How Animals Help Children With Special Needs

Horses and Dolphins and Dogs, Oh My!

Animal-Assisted Therapy Provides a Unique Support and Inspiration to Kids with Disabilities

Kids and animals are natural companions. For children with disabilities, that companionship can also include invaluable physical and emotional therapy. Whether it’s strengthening muscles through horseback riding, feeling motivated to improve while swimming with dolphins or gaining confidence with the help and companionship of a service dog, kids with disabilities can benefit from many different kinds of animals.

Animals offer all children the chance to connect to another living being, says Adrian Sandler, M.D., head of the American Academy of Pediatrics’ Committee on Children with Disabilities. But for kids with disabilities, animals can also provide invaluable therapy, he says. Riding a horse, for example, can help a child physically strengthen his or her muscles while also serving as recreation that builds self-esteem.

"Mastering something new is great for children with disabilities," Sandler says.

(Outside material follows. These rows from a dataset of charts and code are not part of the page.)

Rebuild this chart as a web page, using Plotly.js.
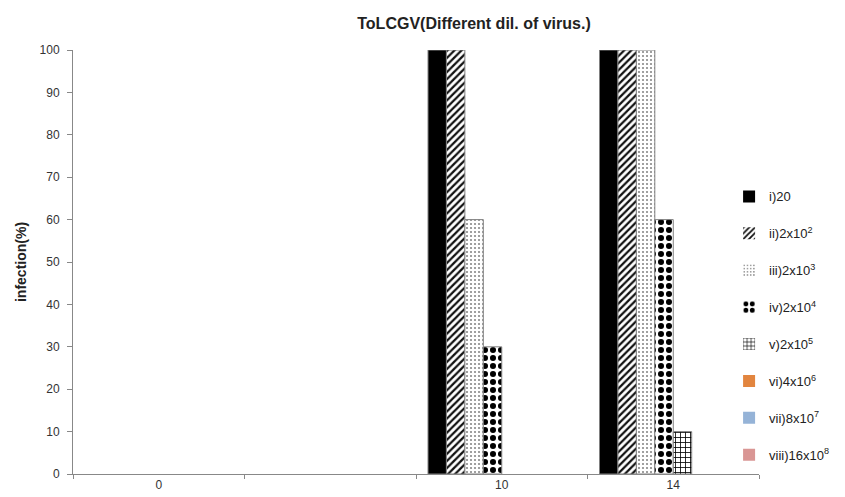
<!DOCTYPE html>
<html>
<head>
<meta charset="utf-8">
<script src="https://cdn.plot.ly/plotly-3.0.1.min.js"></script>
<style>html,body{margin:0;padding:0;background:#fff;}#chart{width:845px;height:497px;}</style>
</head>
<body>
<div id="chart"></div>
<script>
// Data
var categories = ["0", " ", "10", "14"];
var seriesNames = ["i)20", "ii)2x10<sup>2</sup>", "iii)2x10<sup>3</sup>", "iv)2x10<sup>4</sup>",
                   "v)2x10<sup>5</sup>", "vi)4x10<sup>6</sup>", "vii)8x10<sup>7</sup>", "viii)16x10<sup>8</sup>"];
var s1 = [0, 0, 100, 100];
var s2 = [0, 0, 100, 100];
var s3 = [0, 0, 60, 100];
var s4 = [0, 0, 30, 60];
var s5 = [0, 0, 0, 10];
var s6 = [0, 0, 0, 0];
var s7 = [0, 0, 0, 0];
var s8 = [0, 0, 0, 0];
var yTicks = [0, 10, 20, 30, 40, 50, 60, 70, 80, 90, 100];

var seriesValues = [s1, s2, s3, s4, s5, s6, s7, s8];
var markers = [
  {color: "#000000"},
  {color: "#ffffff", pattern: {shape: "/", fgcolor: "#111111", bgcolor: "#ffffff", size: 5, solidity: 0.45, fillmode: "replace"}},
  {color: "#ffffff", pattern: {shape: ".", fgcolor: "#888888", bgcolor: "#ffffff", size: 4, solidity: 0.22, fillmode: "replace"}},
  {color: "#ffffff", pattern: {shape: ".", fgcolor: "#000000", bgcolor: "#ffffff", size: 8, solidity: 0.45, fillmode: "replace"}},
  {color: "#ffffff", pattern: {shape: "+", fgcolor: "#000000", bgcolor: "#ffffff", size: 5, solidity: 0.3, fillmode: "replace"}},
  {color: "#E2853F"},
  {color: "#95B3D7"},
  {color: "#D99694"}
];

var traces = seriesValues.map(function (vals, i) {
  var m = markers[i];
  m.line = {color: "#808080", width: vals.map(function (v) { return v > 0 ? 1 : 0; })};
  return {
    type: "bar",
    name: seriesNames[i],
    x: categories,
    y: vals,
    marker: m,
    legendgroup: "g" + i,
    hoverinfo: "name+y"
  };
});

var layout = {
  width: 845,
  height: 497,
  paper_bgcolor: "#ffffff",
  plot_bgcolor: "#ffffff",
  margin: {l: 73, r: 85, t: 50, b: 23},
  barmode: "group",
  bargap: 0.14,
  bargroupgap: 0,
  font: {family: "Liberation Sans, Arial, sans-serif", color: "#000000"},
  title: {
    text: "ToLCGV(Different dil. of virus.)",
    x: 474 / 845, xref: "container", xanchor: "center",
    y: 1 - 23 / 497, yref: "container", yanchor: "middle",
    font: {size: 16, family: "Liberation Sans, Arial, sans-serif", weight: "bold", color: "#222222"}
  },
  xaxis: {
    type: "category",
    showline: true, linecolor: "#888888", linewidth: 1,
    ticks: "outside", tickson: "boundaries", ticklen: 4, tickcolor: "#888888",
    showgrid: false, zeroline: false,
    tickfont: {size: 12, color: "#333333"},
    fixedrange: true
  },
  yaxis: {
    range: [0, 100],
    tickvals: yTicks,
    showline: true, linecolor: "#888888", linewidth: 1,
    ticks: "outside", ticklen: 5, tickcolor: "#888888",
    ticklabelstandoff: 5,
    showgrid: false, zeroline: false,
    tickfont: {size: 12, color: "#333333"},
    title: {text: "infection(%)", font: {size: 14, weight: "bold", color: "#222222"}, standoff: 9},
    fixedrange: true
  },
  showlegend: true,
  legend: {
    x: 0.955, xref: "paper", xanchor: "left",
    y: 0.69, yref: "paper", yanchor: "top",
    font: {size: 13, color: "#222222"},
    bgcolor: "rgba(0,0,0,0)",
    tracegroupgap: 17,
    itemwidth: 30,
    traceorder: "grouped"
  }
};

Plotly.newPlot("chart", traces, layout, {displayModeBar: false, staticPlot: true});
</script>
</body>
</html>
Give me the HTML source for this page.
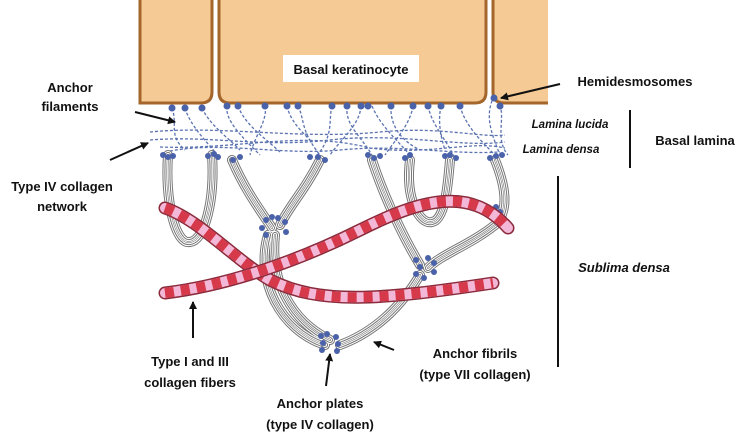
<!DOCTYPE html>
<html><head><meta charset="utf-8"><style>
html,body{margin:0;padding:0;background:#fff;}
svg{display:block;}
text{font-family:"Liberation Sans",sans-serif;font-weight:bold;fill:#111;}
</style></head><body>
<svg width="743" height="440" viewBox="0 0 743 440" xmlns="http://www.w3.org/2000/svg">
<defs>
<marker id="ah" markerWidth="8" markerHeight="8" refX="7" refY="4" orient="auto" markerUnits="userSpaceOnUse"><path d="M0,0 L8,4 L0,8 Z" fill="#111"/></marker>
</defs>
<!-- cells -->
<g fill="#f5ca94" stroke="#a5662c" stroke-width="3">
<path d="M140,-5 L212,-5 L212,92 Q212,103 201,103 L140,103 Z"/>
<path d="M219,-5 L486,-5 L486,92 Q486,103 475,103 L230,103 Q219,103 219,92 Z"/>
<path d="M493,-5 L560,-5 L560,103 L504,103 Q493,103 493,92 Z"/>
</g>
<rect x="548" y="-5" width="20" height="112" fill="#fff"/>
<rect x="283" y="55" width="136" height="27" fill="#fff"/>
<text x="351" y="74" font-size="13" text-anchor="middle">Basal keratinocyte</text>

<!-- dashed filaments -->
<g fill="none" stroke="#5a72b0" stroke-width="1.3" stroke-dasharray="3,2">
<path d="M172,108 C178,125 168,135 185,150"/>
<path d="M185,108 C190,125 205,140 215,152"/>
<path d="M202,108 C210,125 225,135 240,150"/>
<path d="M227,106 C225,120 240,135 260,155"/>
<path d="M238,106 C245,125 265,138 280,152"/>
<path d="M265,106 C268,120 255,135 250,155"/>
<path d="M287,106 C290,120 300,130 310,140"/>
<path d="M298,106 C305,120 300,130 320,155"/>
<path d="M332,106 C328,120 335,135 315,158"/>
<path d="M347,106 C345,125 360,135 372,155"/>
<path d="M361,106 C360,125 340,140 330,155"/>
<path d="M372,106 C380,125 395,138 410,155"/>
<path d="M391,106 C390,125 400,140 420,150"/>
<path d="M413,106 C410,125 395,140 385,155"/>
<path d="M428,106 C432,125 445,138 455,158"/>
<path d="M441,106 C438,120 440,135 445,150"/>
<path d="M460,106 C465,125 480,140 495,155"/>
<path d="M494,96 C485,115 490,130 500,155"/>
<path d="M500,105 C505,120 495,140 508,155"/>
<path d="M150,132 C220,125 300,140 380,132 C440,126 480,138 505,135"/>
<path d="M150,140 C210,135 260,148 330,140 C400,132 460,148 505,142"/>
<path d="M160,147 C240,150 300,130 370,148 C430,156 470,140 505,148"/>
<path d="M165,152 C220,140 280,156 340,150 C400,144 450,155 500,152"/>
</g>
<g fill="#4a62aa">
<circle cx="172" cy="108" r="3.5"/><circle cx="185" cy="108" r="3.5"/><circle cx="202" cy="108" r="3.5"/>
<circle cx="227" cy="106" r="3.5"/><circle cx="238" cy="106" r="3.5"/><circle cx="265" cy="106" r="3.5"/>
<circle cx="287" cy="106" r="3.5"/><circle cx="298" cy="106" r="3.5"/><circle cx="332" cy="106" r="3.5"/>
<circle cx="347" cy="106" r="3.5"/><circle cx="361" cy="106" r="3.5"/><circle cx="368" cy="106" r="3.5"/>
<circle cx="391" cy="106" r="3.5"/><circle cx="413" cy="106" r="3.5"/><circle cx="428" cy="106" r="3.5"/>
<circle cx="441" cy="106" r="3.5"/><circle cx="460" cy="106" r="3.5"/><circle cx="494" cy="98" r="3.5"/><circle cx="500" cy="106" r="3.5"/>
</g>

<!-- anchor fibrils -->
<g fill="none" stroke-linecap="round">
<g id="fib">
<path d="M168,155 C165,200 175,245 190,242 C205,240 215,200 212,155"/>
<path d="M232,160 C245,190 260,210 272,228"/>
<path d="M320,160 C305,190 290,205 280,225"/>
<path d="M372,160 C385,200 405,240 420,265"/>
<path d="M410,160 C405,200 420,225 432,222 C445,220 448,185 450,160"/>
<path d="M495,160 C505,185 510,210 495,225 C470,245 440,255 428,268"/>
<path d="M268,235 C255,280 280,330 325,345"/>
<path d="M420,275 C405,300 380,330 340,345"/>
<path d="M275,235 C270,280 290,320 330,340"/>
</g>
</g>
<g fill="none" stroke-linecap="round">
<use href="#fib" stroke="#777" stroke-width="10"/>
<use href="#fib" stroke="#fff" stroke-width="8"/>
<use href="#fib" stroke="#777" stroke-width="6"/>
<use href="#fib" stroke="#fff" stroke-width="4"/>
<use href="#fib" stroke="#777" stroke-width="2"/>
<use href="#fib" stroke="#fff" stroke-width="0.8"/>
</g>
<g fill="#4a62aa">
<circle cx="163" cy="155" r="3"/><circle cx="168" cy="157" r="3"/><circle cx="173" cy="156" r="3"/>
<circle cx="208" cy="156" r="3"/><circle cx="214" cy="154" r="3"/><circle cx="218" cy="157" r="3"/>
<circle cx="233" cy="160" r="3"/><circle cx="240" cy="157" r="3"/>
<circle cx="310" cy="157" r="3"/><circle cx="318" cy="157" r="3"/><circle cx="325" cy="160" r="3"/>
<circle cx="368" cy="155" r="3"/><circle cx="374" cy="158" r="3"/><circle cx="380" cy="156" r="3"/>
<circle cx="405" cy="158" r="3"/><circle cx="410" cy="155" r="3"/>
<circle cx="445" cy="156" r="3"/><circle cx="450" cy="155" r="3"/><circle cx="456" cy="158" r="3"/>
<circle cx="490" cy="158" r="3"/><circle cx="496" cy="156" r="3"/><circle cx="502" cy="155" r="3"/>
<circle cx="266" cy="220" r="3"/><circle cx="262" cy="228" r="3"/><circle cx="266" cy="235" r="3"/><circle cx="278" cy="218" r="3"/><circle cx="285" cy="222" r="3"/><circle cx="286" cy="232" r="3"/><circle cx="272" cy="217" r="3"/>
<circle cx="416" cy="260" r="3"/><circle cx="420" cy="267" r="3"/><circle cx="428" cy="258" r="3"/><circle cx="434" cy="263" r="3"/><circle cx="434" cy="272" r="3"/><circle cx="424" cy="278" r="3"/><circle cx="416" cy="274" r="3"/>
<circle cx="321" cy="336" r="3"/><circle cx="323" cy="343" r="3"/><circle cx="322" cy="350" r="3"/><circle cx="336" cy="337" r="3"/><circle cx="338" cy="344" r="3"/><circle cx="337" cy="351" r="3"/><circle cx="327" cy="334" r="3"/>
<circle cx="496" cy="207" r="3"/><circle cx="500" cy="212" r="3"/>
</g>

<!-- collagen fibers -->
<g fill="none">
<path id="fa" d="M165,208 C200,220 235,260 270,280 C320,305 380,300 493,283"/>
<path id="fb" d="M165,293 C230,285 300,260 360,230 C420,200 470,185 508,228"/>
</g>
<g fill="none">
<use href="#fa" stroke="#8a2a3a" stroke-width="13" stroke-linecap="round"/>
<use href="#fa" stroke="#f3b8d8" stroke-width="10" stroke-linecap="round"/>
<use href="#fa" stroke="#d6394a" stroke-width="10" stroke-dasharray="9,7" stroke-linecap="butt"/>
<use href="#fb" stroke="#8a2a3a" stroke-width="13" stroke-linecap="round"/>
<use href="#fb" stroke="#f3b8d8" stroke-width="10" stroke-linecap="round"/>
<use href="#fb" stroke="#d6394a" stroke-width="10" stroke-dasharray="9,7" stroke-linecap="butt"/>
</g>

<!-- labels -->
<text x="70" y="92" font-size="13" text-anchor="middle">Anchor</text>
<text x="70" y="111" font-size="13" text-anchor="middle">filaments</text>
<line x1="135" y1="112" x2="175" y2="122" stroke="#111" stroke-width="2" marker-end="url(#ah)"/>
<line x1="110" y1="160" x2="148" y2="143" stroke="#111" stroke-width="2" marker-end="url(#ah)"/>
<text x="62" y="191" font-size="13" text-anchor="middle">Type IV collagen</text>
<text x="62" y="211" font-size="13" text-anchor="middle">network</text>
<text x="635" y="86" font-size="13" text-anchor="middle">Hemidesmosomes</text>
<line x1="560" y1="84" x2="501" y2="98" stroke="#111" stroke-width="2" marker-end="url(#ah)"/>
<text x="570" y="128" font-size="11.5" font-style="italic" text-anchor="middle">Lamina lucida</text>
<text x="561" y="153" font-size="11.5" font-style="italic" text-anchor="middle">Lamina densa</text>
<line x1="630" y1="110" x2="630" y2="168" stroke="#111" stroke-width="2"/>
<text x="695" y="145" font-size="13" text-anchor="middle">Basal lamina</text>
<line x1="558" y1="176" x2="558" y2="367" stroke="#111" stroke-width="2"/>
<text x="624" y="272" font-size="13" font-style="italic" font-weight="normal" text-anchor="middle">Sublima densa</text>
<line x1="193" y1="338" x2="193" y2="302" stroke="#111" stroke-width="2" marker-end="url(#ah)"/>
<text x="190" y="366" font-size="13" text-anchor="middle">Type I and III</text>
<text x="190" y="387" font-size="13" text-anchor="middle">collagen fibers</text>
<line x1="326" y1="386" x2="330" y2="354" stroke="#111" stroke-width="2" marker-end="url(#ah)"/>
<text x="320" y="408" font-size="13" text-anchor="middle">Anchor plates</text>
<text x="320" y="429" font-size="13" text-anchor="middle">(type IV collagen)</text>
<line x1="394" y1="350" x2="374" y2="342" stroke="#111" stroke-width="2" marker-end="url(#ah)"/>
<text x="475" y="358" font-size="13" text-anchor="middle">Anchor fibrils</text>
<text x="475" y="379" font-size="13" text-anchor="middle">(type VII collagen)</text>
</svg>
</body></html>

"A variety of programs nationwide use animals to assist children with chronic illness and disabilities," notes Maryellen Elcock, Ph.D., director of animal-assisted therapy services for the Delta Society, a national nonprofit organization that works to improve human health through service and therapy animals. Delta’s Pet Partners program alone involves more than 6,000 individuals and organizations that connect people with chronic illness or disabilities to therapy animals.

Although there are no comprehensive national statistics, there’s no doubt that the number of programs that use animals to work with children with disabilities is growing. And some of these programs are producing interesting and promising results, Sandler says. But he emphasizes that the biggest benefit is the relationship children develop with the animals. They become comfortable with them, and they learn the responsibility of caring for another living being.

Service dogs are perhaps the animals most associated with helping disabled people, but horses and dolphins are also used to help children in a multitude of ways. All three animals provide physical therapy benefits, as well as motivation and confidence for the kids involved.

"In terms of therapy associated with different disabilities," Elcock says, "the presence of an animal may make sessions more pleasurable and productive and, therefore, improve therapeutic outcomes."